In Anbetracht dieser Umstände besteht derzeit eine hohe Wahrscheinlichkeit, dass dem Verdacht entsprechende Feststellungen in Bezug auf eine Gefährdung des Straßenverkehrs gemäß § 315c Abs. 1 Nr. 2, Abs. 3 Nr. 1 StGB getroffen werden können, sodass die Entziehung der Fahrerlaubnis gemäß § 111a Abs. 1 StPO erforderlich und im Übrigen auch verhältnismäßig ist.

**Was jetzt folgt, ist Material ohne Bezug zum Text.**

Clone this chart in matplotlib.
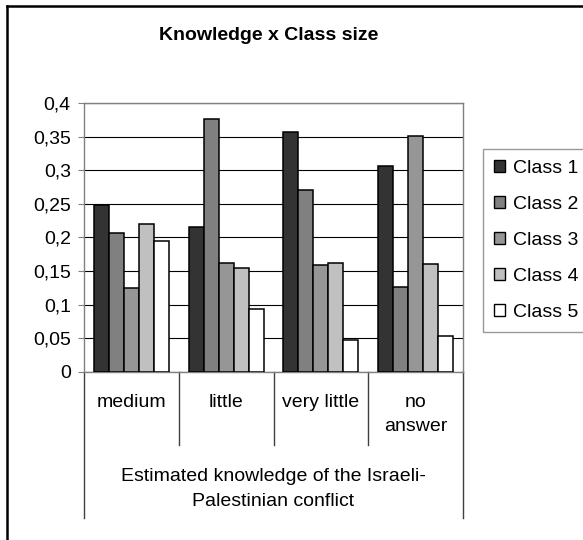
import matplotlib
matplotlib.use("Agg")
import matplotlib.pyplot as plt
import numpy as np
from matplotlib.lines import Line2D
from matplotlib.patches import Patch

plt.rcParams["font.family"] = ["Liberation Sans", "DejaVu Sans"]

# ── data ──────────────────────────────────────────────────────────────────
categories = ["medium", "little", "very little", "no\nanswer"]
series_names = ["Class 1", "Class 2", "Class 3", "Class 4", "Class 5"]
class1 = [0.249, 0.215, 0.357, 0.307]
class2 = [0.206, 0.376, 0.271, 0.126]
class3 = [0.125, 0.162, 0.159, 0.351]
class4 = [0.220, 0.154, 0.162, 0.160]
class5 = [0.195, 0.093, 0.048, 0.054]
series_values = [class1, class2, class3, class4, class5]
y_ticks = [0, 0.05, 0.1, 0.15, 0.2, 0.25, 0.3, 0.35, 0.4]
y_tick_labels = ["0", "0,05", "0,1", "0,15", "0,2", "0,25", "0,3", "0,35", "0,4"]
title = "Knowledge x Class size"
group_label = "Estimated knowledge of the Israeli-\nPalestinian conflict"

colors = ["#333333", "#808080", "#969696", "#c0c0c0", "#ffffff"]

W, H = 583, 540
FS = 14

fig = plt.figure(figsize=(W / 100, H / 100), dpi=100)

# plot area in pixel coords: x 84..463, y 103..372
ax = fig.add_axes([84 / W, 1 - 372 / H, (463 - 84) / W, (372 - 103) / H])

x = np.arange(len(categories))
bar_w = 0.158
for j, (vals, col, name) in enumerate(zip(series_values, colors, series_names)):
    ax.bar(x + (j - 2) * bar_w, vals, width=bar_w, color=col,
           edgecolor="black", linewidth=1.1, zorder=3, label=name)

ax.set_xlim(-0.5, len(categories) - 0.5)
ax.set_ylim(0, 0.4)
ax.set_yticks(y_ticks)
ax.set_yticklabels(y_tick_labels, fontsize=FS)
ax.set_xticks([])
ax.tick_params(axis="y", direction="out", length=4.5, width=0.8,
               color="#808080", pad=5)
ax.yaxis.grid(True, color="black", linewidth=0.8, zorder=0)
for s in ax.spines.values():
    s.set_color("#808080")
    s.set_linewidth(1.0)

# category labels and separators below the axis
trans = ax.get_xaxis_transform()
for i, cat in enumerate(categories):
    ax.text(i, -0.08, cat, transform=trans, ha="center", va="top",
            fontsize=FS, linespacing=1.55)
for k, xs in enumerate(np.arange(len(categories) + 1) - 0.5):
    outer = k == 0 or k == len(categories)
    y_end = -0.543 if outer else -0.271
    ax.plot([xs, xs], [0, y_end], transform=trans, color="#404040",
            linewidth=1.0, clip_on=False)
ax.text(np.mean(x), -0.358, group_label, transform=trans, ha="center",
        va="top", fontsize=FS, linespacing=1.6)

# title
fig.text(269 / W, 1 - 35 / H, title, ha="center", va="center",
         fontsize=FS, fontweight="bold")

# legend
handles = [Patch(facecolor=c, edgecolor="black", linewidth=1.0) for c in colors]
leg = fig.legend(handles, series_names, loc="upper left",
                 bbox_to_anchor=(483 / W, 1 - 149 / H), fontsize=FS,
                 frameon=True, fancybox=False, borderaxespad=0,
                 handlelength=0.6, handleheight=0.6, handletextpad=0.4,
                 labelspacing=0.98, borderpad=0.55)
leg.get_frame().set_edgecolor("#808080")
leg.get_frame().set_linewidth(1.0)

# chart frame (top and left edges visible)
fig.add_artist(Line2D([7 / W, 1], [1 - 6 / H, 1 - 6 / H],
                      transform=fig.transFigure, color="black", linewidth=1.8))
fig.add_artist(Line2D([7 / W, 7 / W], [0, 1 - 6 / H],
                      transform=fig.transFigure, color="black", linewidth=1.8))

fig.savefig("out.png", dpi=100)
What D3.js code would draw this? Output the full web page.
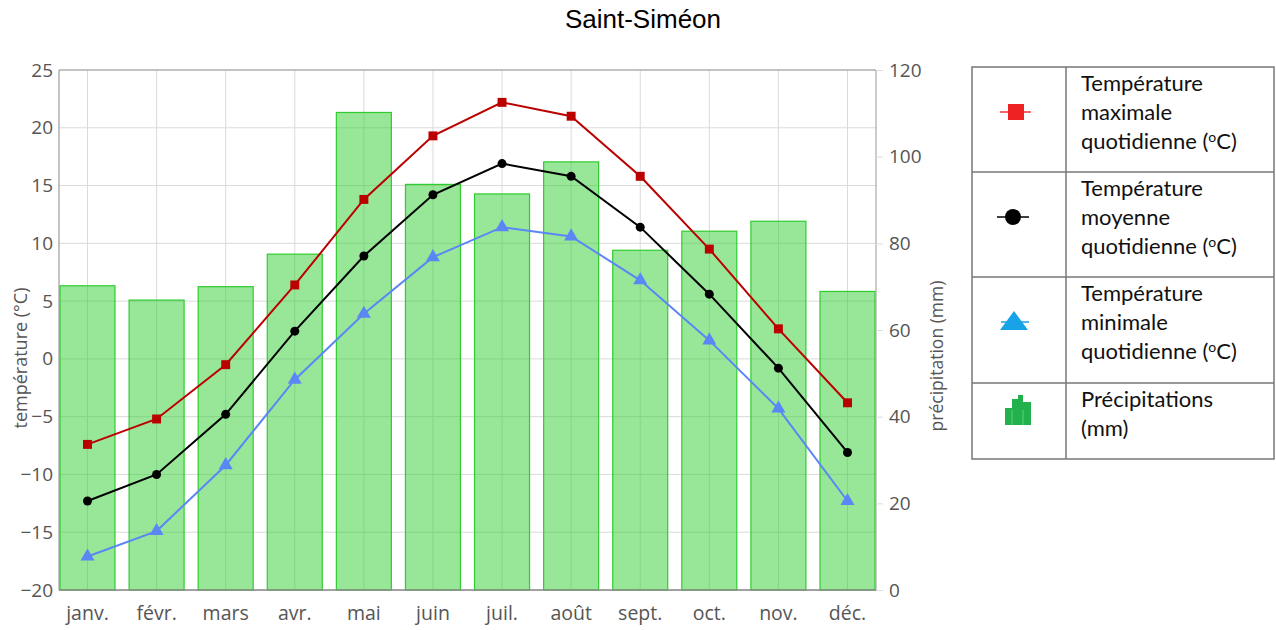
<!DOCTYPE html>
<html>
<head>
<meta charset="utf-8">
<script src="https://cdn.jsdelivr.net/npm/d3@7"></script>
<style>
  body { margin: 0; background: #fff; }
  svg { display: block; }
</style>
</head>
<body>
<div id="chart"></div>
<script>
// Data
var months = ["janv.", "févr.", "mars", "avr.", "mai", "juin", "juil.", "août", "sept.", "oct.", "nov.", "déc."];
var tempMax = [-7.4, -5.2, -0.5, 6.4, 13.8, 19.3, 22.2, 21.0, 15.8, 9.5, 2.6, -3.8];
var tempMean = [-12.3, -10.0, -4.8, 2.4, 8.9, 14.2, 16.9, 15.8, 11.4, 5.6, -0.8, -8.1];
var tempMin = [-17.1, -14.9, -9.2, -1.8, 3.9, 8.8, 11.4, 10.6, 6.8, 1.6, -4.3, -12.3];
var precip = [70.2, 66.9, 70.0, 77.5, 110.2, 93.6, 91.4, 98.8, 78.4, 82.8, 85.1, 68.9];
var tempTicks = [-20, -15, -10, -5, 0, 5, 10, 15, 20, 25];
var precipTicks = [0, 20, 40, 60, 80, 100, 120];

var width = 1276, height = 630;
var margin = { left: 59, top: 70 };
var plotW = 876 - margin.left;
var plotH = 590 - margin.top;

var svg = d3.select("#chart").append("svg")
    .attr("width", width)
    .attr("height", height);

// Title
svg.append("text")
    .attr("x", 643).attr("y", 28)
    .attr("text-anchor", "middle")
    .style("font-family", "'Liberation Sans', Arial, sans-serif")
    .style("font-size", "26px")
    .attr("fill", "#000")
    .text("Saint-Siméon");

var g = svg.append("g").attr("transform", "translate(" + margin.left + "," + margin.top + ")");

// Scales
var x = d3.scaleBand().domain(months).range([1, plotW - 1]).paddingInner(0.204).paddingOuter(0);
var xc = function (m) { return x(m) + x.bandwidth() / 2; };
var yT = d3.scaleLinear().domain([-20, 25]).range([plotH, 0]);
var yP = d3.scaleLinear().domain([0, 120]).range([plotH, 0]);

// Horizontal gridlines
g.append("g").selectAll("line").data(tempTicks).enter().append("line")
    .attr("x1", 0).attr("x2", plotW)
    .attr("y1", function (d) { return yT(d); }).attr("y2", function (d) { return yT(d); })
    .attr("stroke", "#dadada").attr("stroke-width", 1);

// Vertical gridlines
g.append("g").selectAll("line").data(months).enter().append("line")
    .attr("x1", xc).attr("x2", xc)
    .attr("y1", 0).attr("y2", plotH)
    .attr("stroke", "#dadada").attr("stroke-width", 1);

// Precipitation bars
g.append("g").selectAll("rect").data(precip).enter().append("rect")
    .attr("x", function (d, i) { return x(months[i]); })
    .attr("width", x.bandwidth())
    .attr("y", function (d) { return yP(d); })
    .attr("height", function (d) { return plotH - yP(d); })
    .attr("fill", "#32cd32").attr("fill-opacity", 0.5)
    .attr("stroke", "#2fcc2f").attr("stroke-width", 1.2);

// Frame
g.append("line").attr("x1", 0).attr("x2", plotW).attr("y1", 0).attr("y2", 0).attr("stroke", "#999");
g.append("line").attr("x1", plotW).attr("x2", plotW).attr("y1", 0).attr("y2", plotH).attr("stroke", "#999");
g.append("line").attr("x1", 0).attr("x2", 0).attr("y1", 0).attr("y2", plotH).attr("stroke", "#888");
g.append("line").attr("x1", 0).attr("x2", plotW).attr("y1", plotH).attr("y2", plotH).attr("stroke", "#888").attr("stroke-width", 1.5);

var axisFont = "'Open Sans', sans-serif";

// Left axis
var leftAxis = g.append("g").call(d3.axisLeft(yT).tickValues(tempTicks).tickSize(0).tickPadding(6));
leftAxis.select(".domain").remove();
leftAxis.selectAll("text").style("font-family", axisFont).style("font-size", "19px").attr("fill", "#555");

// Right axis
var rightAxis = g.append("g").attr("transform", "translate(" + plotW + ",0)")
    .call(d3.axisRight(yP).tickValues(precipTicks).tickSize(7).tickPadding(6));
rightAxis.select(".domain").remove();
rightAxis.selectAll("line").attr("stroke", "#ddd");
rightAxis.selectAll("text").style("font-family", axisFont).style("font-size", "19px").attr("fill", "#555");

// Bottom axis
var bottomAxis = g.append("g").attr("transform", "translate(0," + plotH + ")")
    .call(d3.axisBottom(x).tickSize(0).tickPadding(16));
bottomAxis.select(".domain").remove();
bottomAxis.selectAll("text").style("font-family", axisFont).style("font-size", "19.5px").attr("fill", "#555");

// Axis titles
svg.append("text")
    .attr("transform", "translate(27,358) rotate(-90)")
    .attr("text-anchor", "middle")
    .style("font-family", axisFont).style("font-size", "18px").attr("fill", "#555")
    .text("température (°C)");
svg.append("text")
    .attr("transform", "translate(943,356) rotate(-90)")
    .attr("text-anchor", "middle")
    .style("font-family", axisFont).style("font-size", "17.5px").attr("fill", "#555")
    .text("précipitation (mm)");

// Lines and markers
var line = d3.line()
    .x(function (d, i) { return xc(months[i]); })
    .y(function (d) { return yT(d); });

g.append("path").datum(tempMax).attr("d", line).attr("fill", "none").attr("stroke", "#bb0000").attr("stroke-width", 2);
g.append("path").datum(tempMean).attr("d", line).attr("fill", "none").attr("stroke", "#000").attr("stroke-width", 2);
g.append("path").datum(tempMin).attr("d", line).attr("fill", "none").attr("stroke", "#5b86f5").attr("stroke-width", 2);

g.append("g").selectAll("path").data(tempMax).enter().append("path")
    .attr("d", d3.symbol().type(d3.symbolSquare).size(80))
    .attr("transform", function (d, i) { return "translate(" + xc(months[i]) + "," + yT(d) + ")"; })
    .attr("fill", "#bb0000");
g.append("g").selectAll("circle").data(tempMean).enter().append("circle")
    .attr("cx", function (d, i) { return xc(months[i]); })
    .attr("cy", function (d) { return yT(d); })
    .attr("r", 4.5).attr("fill", "#000");
g.append("g").selectAll("path").data(tempMin).enter().append("path")
    .attr("d", d3.symbol().type(d3.symbolTriangle).size(85))
    .attr("transform", function (d, i) { return "translate(" + xc(months[i]) + "," + yT(d) + ")"; })
    .attr("fill", "#5b86f5");

// Legend table
var legX = 972, legW = 302, colX = 1066;
var rowsY = [67, 172, 277, 383, 459];
var leg = svg.append("g");
leg.append("rect").attr("x", legX).attr("y", rowsY[0]).attr("width", legW).attr("height", rowsY[4] - rowsY[0])
    .attr("fill", "none").attr("stroke", "#777").attr("stroke-width", 1.5);
leg.append("line").attr("x1", colX).attr("x2", colX).attr("y1", rowsY[0]).attr("y2", rowsY[4]).attr("stroke", "#777").attr("stroke-width", 1.5);
rowsY.slice(1, 4).forEach(function (yy) {
    leg.append("line").attr("x1", legX).attr("x2", legX + legW).attr("y1", yy).attr("y2", yy).attr("stroke", "#777").attr("stroke-width", 1.5);
});

var legFont = "Lato, 'Open Sans', sans-serif";
var legendItems = [
    ["Température", "maximale", "quotidienne (", "C)"],
    ["Température", "moyenne", "quotidienne (", "C)"],
    ["Température", "minimale", "quotidienne (", "C)"],
    ["Précipitations", "(mm)"]
];
legendItems.forEach(function (lines, r) {
    var t = leg.append("text").attr("x", 1081).attr("y", rowsY[r] + 24)
        .style("font-family", legFont).style("font-size", "22px").attr("fill", "#111");
    t.append("tspan").attr("x", 1081).attr("dy", 0).text(lines[0]);
    t.append("tspan").attr("x", 1081).attr("dy", 29).text(lines[1]);
    if (lines.length > 2) {
        t.append("tspan").attr("x", 1081).attr("dy", 29).text(lines[2]);
        t.append("tspan").attr("dy", -7).style("font-size", "14px").text("o");
        t.append("tspan").attr("dy", 7).text(lines[3]);
    }
});

// Legend icons
leg.append("line").attr("x1", 1000).attr("x2", 1031).attr("y1", 112).attr("y2", 112).attr("stroke", "#e33").attr("stroke-width", 1.5);
leg.append("rect").attr("x", 1008).attr("y", 104).attr("width", 16).attr("height", 16).attr("fill", "#ee2222");
leg.append("line").attr("x1", 997).attr("x2", 1029).attr("y1", 217).attr("y2", 217).attr("stroke", "#000").attr("stroke-width", 1.5);
leg.append("circle").attr("cx", 1013).attr("cy", 217).attr("r", 8).attr("fill", "#000");
leg.append("line").attr("x1", 1001).attr("x2", 1029).attr("y1", 322).attr("y2", 322).attr("stroke", "#19a0e0").attr("stroke-width", 1.5);
leg.append("path").attr("d", "M1014,311 L1028,330 L1000,330 Z").attr("fill", "#18a2e8");
// precipitation icon: small columns
var iconBars = [[1005, 408, 7, 17], [1012, 399, 6, 26], [1018, 395, 5, 30], [1023, 402, 8, 23]];
iconBars.forEach(function (b) {
    leg.append("rect").attr("x", b[0]).attr("y", b[1]).attr("width", b[2]).attr("height", b[3]).attr("fill", "#22b14c");
});
[1012, 1023].forEach(function (xx) {
    leg.append("line").attr("x1", xx).attr("x2", xx).attr("y1", 410).attr("y2", 425).attr("stroke", "#5fcf7f").attr("stroke-width", 1);
});
</script>
</body>
</html>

Nach vorläufiger Bewertung hat der Beschwerdeführer allerdings den Tatbestand des verbotenen Kraftfahrzeugrennens gemäß § 315d Abs. 1 Nr. 3 StGB nicht verwirklicht. Die Tathandlung muss von der Absicht getragen sein, eine „höchstmögliche Geschwindigkeit“ zu erreichen (vgl. Fischer, Strafgesetzbuch, 65. Aufl. 2018, § 315d, Rn. 16). Diese Tatbestandsvoraussetzung soll insbesondere dem Erfordernis des Renncharakters gerecht werden. Hingegen sollen bloße Geschwindigkeitsüberschreitungen – auch wenn sie erheblich sind – nicht von § 315d Abs. 1 Nr. 3 StGB umfasst sein (vgl. BT-Drs. 18/12964, S. 6; Burmann in: Burmann/Heß/Hühnermann/Jahnke, Straßenverkehrsrecht, 25. Aufl. 2018, § 315d, Rn. 9 – beck-online). Strafbar soll sein, wer „objektiv und subjektiv ein Kraftfahrzeugrennen nachstellt“ (vgl. BT-Drs. 18/12936, S. 2). Nach Auffassung der Kammer dient der Kraftfahrzeugverkehr und ein Überholvorgang regelmäßig dem „möglichst“ schnellen Vorankommen (vgl. auch Fischer, Strafgesetzbuch, 65. Aufl. 2018, § 315d, Rn. 18), sodass für die Verwirklichung des Straftatbestandes des § 315d Abs. 1 Nr. 3 StGB zum bloßen zügigen Überholen ein Fahren mit Renncharakter hinzukommen muss. Ein Renncharakter ist gegeben, wenn der Fahrer sein Fahrzeug bis an die technischen und physikalischen Grenzen ausfährt. Hierfür sieht die Kammer nach vorläufiger Würdigung des Akteninhalts keine ausreichenden Anhaltspunkte.
III.
Die Kostenentscheidung beruht auf § 473 Abs. 1 StPO.